Ford Code-Names Their New Ethanol Boost System
The current EcoBoost system, which will be seen on the 2009 model year vehicles, is said to provide up to 20% better efficiency by using a direct injected engine with a properly engineered turbo system. The result is a smaller engine that can provide the same amount of power as a larger engine. Seeing the success of this, Ford wanted to go a step farther, and the "Bobcat" was born.
"Bobcat" will be based on the current EcoBoost system, but by using direct Ethanol Injection, Ford thinks they can squeeze another 5% or 10% increase in fuel economy out of the engine. The idea was developed by Ethanol Boosting Systems (EBS) LLC of Cambridge, Massachusetts, which is where the initial estimates came from.
The design calls for a small turbocharged engine that has a separate set of fuel injectors, one for the fuel and one for the ethanol, going into each cylinder.
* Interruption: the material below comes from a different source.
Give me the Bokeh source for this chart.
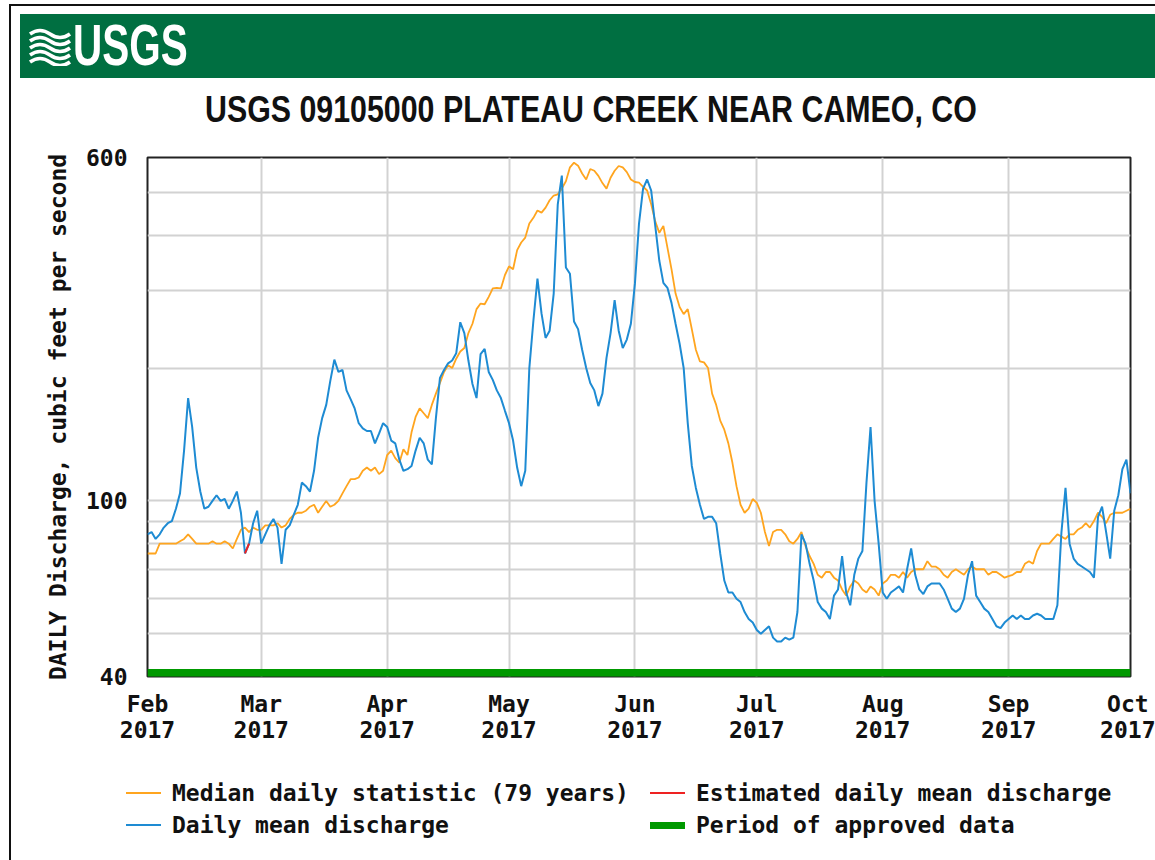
import pandas as pd
from bokeh.plotting import figure
from bokeh.models import Range1d, FixedTicker, ColumnDataSource, Div
from bokeh.layouts import column, row
from bokeh.embed import file_html
from bokeh.resources import INLINE

# ---------------- data ----------------
start_date = "2017-02-01"          # day 0
end_date = "2017-10-01"            # day 242

# Median daily statistic (79 years), one value per day from Feb 1
median_cfs = [
    76, 76, 76, 80, 80, 80, 80, 80, 81, 82, 84, 82, 80, 80, 80, 80, 81, 80, 80, 81,
    80, 78, 82, 86, 87, 85, 87, 86, 86, 88, 88, 88, 89, 87, 88, 91, 93, 94, 94, 95,
    97, 98, 94, 97, 100, 97, 98, 100, 104, 108, 112, 112, 113, 117, 119, 117, 119, 115, 117, 127,
    130, 125, 122, 131, 127, 143, 155, 162, 158, 154, 165, 175, 185, 196, 203, 200, 210, 218, 222, 240,
    252, 272, 280, 279, 290, 303, 304, 303, 325, 340, 335, 370, 385, 395, 425, 438, 455, 450, 462, 480,
    492, 495, 510, 530, 570, 584, 575, 552, 535, 565, 560, 545, 525, 510, 540, 560, 574, 570, 556, 535,
    528, 526, 515, 505, 470, 430, 405, 420, 375, 335, 295, 275, 265, 272, 245, 220, 207, 206, 200, 175,
    165, 152, 145, 135, 122, 108, 98, 94, 96, 101, 99, 94, 85, 79, 85, 86, 86, 84, 81, 80,
    82, 85, 79, 75, 72, 68, 67, 69, 69, 67, 66, 63, 61, 64, 66, 65, 63, 62, 64, 63,
    61, 65, 66, 68, 68, 67, 69, 67, 69, 70, 70, 70, 73, 71, 71, 70, 68, 67, 69, 70,
    69, 68, 70, 71, 70, 70, 70, 68, 69, 69, 68, 67, 67.5, 68, 69, 69, 72, 73, 72, 77,
    80, 80, 80, 82, 84, 83, 82, 84, 84, 86, 87, 89, 87, 90, 94, 92, 89, 93, 94, 94,
    94, 95, 96,
]

# Daily mean discharge, one value per day from Feb 1
daily_cfs = [
    84, 85, 82, 84, 87, 89, 90, 96, 104, 130, 171, 147, 119, 105, 96, 97, 100, 103, 100, 101,
    96, 100, 105, 94, 76, 80, 89, 95, 80, 84, 88, 91, 87, 72, 86, 88, 93, 98, 110, 108,
    105, 117, 139, 154, 165, 187, 209, 196, 198, 178, 170, 162, 150, 146, 144, 144, 135, 142, 150, 147,
    137, 135, 124, 117, 118, 120, 130, 139, 135, 124, 121, 154, 190, 198, 205, 208, 216, 254, 240, 208,
    184, 171, 215, 221, 196, 188, 178, 171, 160, 150, 137, 119, 108, 117, 200, 256, 319, 266, 234, 243,
    295, 470, 546, 338, 327, 255, 245, 220, 200, 185, 178, 164, 175, 211, 240, 285, 243, 222, 232, 252,
    311, 425, 510, 535, 505, 420, 350, 312, 304, 281, 252, 227, 200, 150, 120, 107, 98, 91, 92, 92,
    89, 76, 66, 62, 62, 60, 59, 56, 54, 53, 51, 50, 51, 52, 49, 48, 48, 49, 48.5, 49,
    56, 84, 80, 72, 66, 59, 57, 56, 54, 61, 63, 75, 62, 58, 68, 74, 77, 110, 147, 100,
    80, 62, 60, 62, 63, 64, 62, 70, 78, 68, 63, 61.5, 64, 65, 65, 65, 63, 60, 57, 56,
    57, 60, 68, 73, 61, 59, 57, 56, 54, 52, 51.5, 53, 54, 55, 54, 55, 54, 54, 55, 55.5,
    55, 54, 54, 54, 58, 85, 107, 80, 74, 72, 71, 70, 69, 67, 92, 97, 85, 74, 95, 103,
    118, 124, 104,
]

# Estimated daily mean discharge (days after Feb 1)
est_days = [24, 25]
est_cfs = [76, 80]

# Period of approved data
approved_start = "2017-02-01"
approved_end = "2017-10-01"

month_starts = ["2017-02-01", "2017-03-01", "2017-04-01", "2017-05-01", "2017-06-01",
                "2017-07-01", "2017-08-01", "2017-09-01", "2017-10-01"]
month_labels = ["Feb\n2017", "Mar\n2017", "Apr\n2017", "May\n2017", "Jun\n2017",
                "Jul\n2017", "Aug\n2017", "Sep\n2017", "Oct\n2017"]

y_ticks = [40, 50, 60, 70, 80, 90, 100, 200, 300, 400, 500, 600]
y_tick_labels = {40: "40", 100: "100", 600: "600"}

title_text = "USGS 09105000 PLATEAU CREEK NEAR CAMEO, CO"
y_label = "DAILY Discharge, cubic feet per second"
logo_text = "USGS"

legend_labels = ["Median daily statistic (79 years)", "Daily mean discharge",
                 "Estimated daily mean discharge", "Period of approved data"]

# ---------------- style ----------------
MONO = "DejaVu Sans Mono"
FS = "23px"
GREEN_HDR = "#006F41"
C_MED = "#FFA51F"
C_DAY = "#1E8BD3"
C_EST = "#EE2222"
C_APP = "#009900"

# ---------------- build ----------------
t0 = pd.Timestamp(start_date)
days_median = pd.date_range(t0, periods=len(median_cfs), freq="D")
days_daily = pd.date_range(t0, periods=len(daily_cfs), freq="D")
days_est = [t0 + pd.Timedelta(days=d) for d in est_days]


def ms(s):
    return int(pd.Timestamp(s).value // 10**6)


tick_ms = [ms(s) for s in month_starts]

# left border strip
left_div = Div(text='<div style="position:relative;width:11px;height:860px;">'
                    '<div style="position:absolute;left:9px;top:4px;width:2px;height:856px;'
                    'background:#111;"></div></div>', width=11, height=860, margin=0)

# header: banner + title
waves = "".join(
    f'<path d="M2,{6 + i * 7} q10,-7 20,0 t20,0" fill="none" stroke="white" stroke-width="3.6"/>'
    for i in range(5)
)
header_html = f"""
<div style="position:relative;width:1144px;height:140px;background:white;">
  <div style="position:absolute;left:0px;top:4px;width:1144px;height:2px;background:#111;"></div>
  <div style="position:absolute;left:9px;top:14px;width:1135px;height:64px;background:{GREEN_HDR};">
    <svg style="position:absolute;left:8px;top:14px;" width="46" height="38" viewBox="0 0 46 38">{waves}</svg>
    <div style="position:absolute;left:53px;top:3px;font-family:'Liberation Sans';font-weight:bold;
                font-size:57px;line-height:57px;color:white;transform:scaleX(0.71);
                transform-origin:left top;white-space:nowrap;">{logo_text}</div>
  </div>
  <div style="position:absolute;left:194px;top:92px;font-family:'Liberation Sans';font-weight:bold;
              font-size:36px;line-height:36px;color:#111;transform:scaleX(0.843);
              transform-origin:left top;white-space:nowrap;">{title_text}</div>
</div>
"""
hdr = Div(text=header_html, width=1144, height=140, margin=0)

# main chart
p = figure(frame_width=983, frame_height=519, min_border_left=136, min_border_right=25,
           min_border_top=17, min_border_bottom=84, toolbar_location=None,
           output_backend="svg", x_axis_type="datetime", y_axis_type="log",
           x_range=Range1d(ms(start_date), ms(end_date)), y_range=Range1d(40, 600))
p.border_fill_color = "white"
p.background_fill_color = "white"
p.outline_line_color = "#222222"
p.outline_line_width = 2

xt = FixedTicker(ticks=tick_ms)
yt = FixedTicker(ticks=y_ticks)
p.xaxis.ticker = xt
p.yaxis.ticker = yt
p.xgrid.ticker = xt
p.ygrid.ticker = yt
p.xaxis.major_label_overrides = {k: lab for k, lab in zip(tick_ms, month_labels)}
p.yaxis.major_label_overrides = {t: y_tick_labels.get(t, "") for t in y_ticks}

for g in (p.xgrid, p.ygrid):
    g.grid_line_color = "#d2d2d2"
    g.grid_line_width = 2

for ax in (p.xaxis, p.yaxis):
    ax.axis_line_color = None
    ax.major_tick_line_color = None
    ax.minor_tick_line_color = None
    ax.major_label_text_font = MONO
    ax.major_label_text_font_size = FS
    ax.major_label_text_font_style = "bold"
    ax.major_label_text_color = "#111111"

p.xaxis.major_label_standoff = 8
p.xaxis.major_label_text_line_height = 1.0
p.yaxis.major_label_standoff = 14
p.yaxis.axis_label = y_label
p.yaxis.axis_label_text_font = MONO
p.yaxis.axis_label_text_font_size = FS
p.yaxis.axis_label_text_font_style = "bold"
p.yaxis.axis_label_text_color = "#111111"
p.yaxis.axis_label_standoff = 12

src_med = ColumnDataSource(dict(x=days_median, y=median_cfs))
src_day = ColumnDataSource(dict(x=days_daily, y=daily_cfs))
src_est = ColumnDataSource(dict(x=days_est, y=est_cfs))
src_app = ColumnDataSource(dict(x=[pd.Timestamp(approved_start), pd.Timestamp(approved_end)],
                                y=[40 * 1.018, 40 * 1.018]))

p.line("x", "y", source=src_app, line_color=C_APP, line_width=8)
p.line("x", "y", source=src_med, line_color=C_MED, line_width=1.8)
p.line("x", "y", source=src_day, line_color=C_DAY, line_width=2)
p.line("x", "y", source=src_est, line_color=C_EST, line_width=2)

# legend (below the chart)
items = [
    (legend_labels[0], C_MED, 2, 115, 33),
    (legend_labels[1], C_DAY, 2, 115, 65),
    (legend_labels[2], C_EST, 2, 639, 33),
    (legend_labels[3], C_APP, 7, 639, 65),
]
parts = []
for lab, col, lw, x0, yc in items:
    parts.append(f'<div style="position:absolute;left:{x0}px;top:{yc - lw / 2}px;width:35px;'
                 f'height:{lw}px;background:{col};"></div>')
    parts.append(f'<div style="position:absolute;left:{x0 + 46}px;top:{yc - 14}px;height:28px;'
                 f'line-height:28px;font-family:\'{MONO}\';font-weight:bold;font-size:{FS};'
                 f'color:#111;white-space:nowrap;">{lab}</div>')
legend_html = ('<div style="position:relative;width:1144px;height:100px;background:white;">'
               + "".join(parts) + "</div>")
leg = Div(text=legend_html, width=1144, height=100, margin=0)

layout = row(left_div, column(hdr, p, leg, spacing=0), spacing=0)
open("out.html", "w").write(file_html(layout, INLINE))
The first set of injectors will pump fuel into the combustion chamber where it will mix with compressed air. The second injector will add in a small amount of ethanol that will regulate the temperature inside the chamber.
The need to control the temperature comes as a result of increased turbo pressure. As pressure increases, so does temperature. When a certain point is reached, premature detonation can occur, which can be heard as engine knock. Ethanol will keep the temperature below this threshold.
This will mean that any vehicle equipped with the system will need two fuel tanks, but EBS has said that such a small amount of ethanol is needed for combustion that the tank will only need to be filled every few months.
The main benefit of using direct ethanol injection is the ability to increase the amount of pressure applied by the turbocharger. The EcoBoost system has already decreased the displacement needed to adequately power larger cars and SUV's. By adding in the direct ethanol injection, they can be made even smaller without compromising power.
For example, a 5.0 liter V8 with the EcoBoost and Ethanol Injection system equipped could be made to produce in excess of 500 horsepower and 700 pound-feet of torque. This kind of power would also come without the massive drop in fuel economy normally associated with comparable power figures.
The "Bobcat" engine has been estimated to cost somewhere in the $1,100 range, if you are planning on buying a new vehicle. If you want to have ethanol-boost technology added to an EcoBoost engine, it will set you back $400. Ford is hoping that the "Bobcat" engine will become a viable alternative to larger diesel engines in their full-sized and heavy-duty trucks. Even though they will both offer about the same fuel economy, replacement parts will cost much less.
The first prototype "Bobcat" engines should be ready for testing before the end of the year. There are, however, no official plans for production.